◆ Stored data:

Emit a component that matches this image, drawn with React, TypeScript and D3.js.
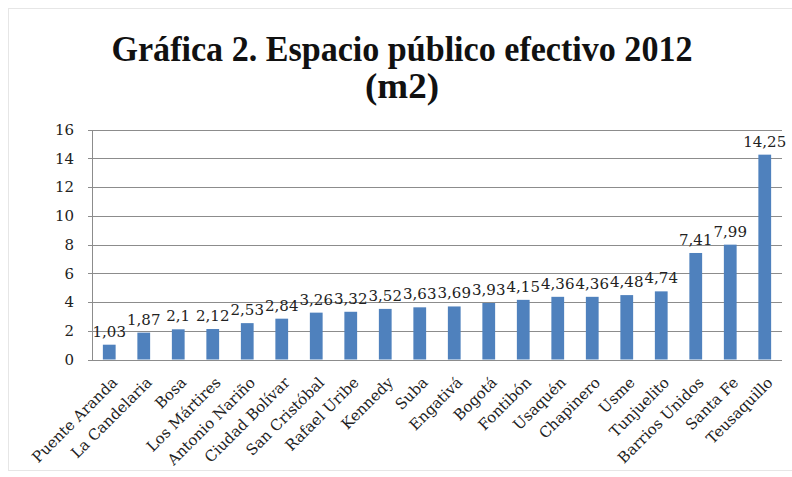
import React from "react";
import * as d3 from "d3";

const categories = [
  "Puente Aranda", "La Candelaria", "Bosa", "Los Mártires", "Antonio Nariño",
  "Ciudad Bolívar", "San Cristóbal", "Rafael Uribe", "Kennedy", "Suba",
  "Engativá", "Bogotá", "Fontibón", "Usaquén", "Chapinero", "Usme",
  "Tunjuelito", "Barrios Unidos", "Santa Fe", "Teusaquillo",
];
const values = [
  1.03, 1.87, 2.1, 2.12, 2.53, 2.84, 3.26, 3.32, 3.52, 3.63, 3.69, 3.93,
  4.15, 4.36, 4.36, 4.48, 4.74, 7.41, 7.99, 14.25,
];
const yTicks = [0, 2, 4, 6, 8, 10, 12, 14, 16];
const titleLines = ["Gráfica 2. Espacio público efectivo 2012", "(m2)"];

const W = 792;
const H = 477;
const plot = { left: 92, right: 782, top: 129.5, bottom: 359.5 };
const fmt = (v: number) => String(v).replace(".", ",");

export default function App() {
  const x = d3
    .scaleBand<string>()
    .domain(categories)
    .range([plot.left, plot.right])
    .paddingInner(0.63)
    .paddingOuter(0.315);
  const y = d3.scaleLinear().domain([0, 16]).range([plot.bottom, plot.top]);
  const font = "'DejaVu Serif', serif";

  return (
    <svg
      width={W}
      height={H}
      style={{ position: "absolute", left: 0, top: 0, background: "#fff" }}
    >
      <rect x={8.5} y={8.5} width={W} height={462} fill="none" stroke="#e6e6e6" />
      <text
        x={402}
        y={61}
        textAnchor="middle"
        fontFamily="'Liberation Serif', serif"
        fontWeight="bold"
        fontSize={36}
        textLength={581}
        lengthAdjust="spacingAndGlyphs"
        fill="#111"
      >
        {titleLines[0]}
      </text>
      <text
        x={402}
        y={98}
        textAnchor="middle"
        fontFamily="'Liberation Serif', serif"
        fontWeight="bold"
        fontSize={36}
        textLength={74}
        lengthAdjust="spacingAndGlyphs"
        fill="#111"
      >
        {titleLines[1]}
      </text>
      {yTicks.map((t) => (
        <g key={t}>
          <line
            x1={plot.left - 4}
            x2={plot.right}
            y1={Math.round(y(t)) + 0.5}
            y2={Math.round(y(t)) + 0.5}
            stroke="#8c8c8c"
            strokeWidth={1}
          />
          <text
            x={74}
            y={y(t)}
            dy="0.36em"
            textAnchor="end"
            fontFamily={font}
            fontSize={15}
            fill="#222"
          >
            {t}
          </text>
        </g>
      ))}
      <line
        x1={plot.left + 0.5}
        x2={plot.left + 0.5}
        y1={Math.round(y(16))}
        y2={Math.round(y(0)) + 1}
        stroke="#8c8c8c"
        strokeWidth={1}
      />
      {categories.map((c, i) => {
        const bx = x(c)!;
        const cx = bx + x.bandwidth() / 2;
        return (
          <g key={c}>
            <rect
              x={bx}
              y={y(values[i])}
              width={x.bandwidth()}
              height={y(0) - y(values[i])}
              fill="#4f81bd"
            />
            <text
              x={cx}
              y={y(values[i]) - 8}
              textAnchor="middle"
              fontFamily={font}
              fontSize={15}
              fill="#222"
            >
              {fmt(values[i])}
            </text>
            <text
              transform={`translate(${cx + 9},${plot.bottom + 24}) rotate(-45)`}
              textAnchor="end"
              fontFamily={font}
              fontSize={15}
              fill="#222"
            >
              {c}
            </text>
          </g>
        );
      })}
    </svg>
  );
}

◆ Prompt:
Scan the listing above. Gather each line that contains the word "React".

◆ Answer to the task:
Emit a component that matches this image, drawn with React, TypeScript and D3.js.
import React from "react";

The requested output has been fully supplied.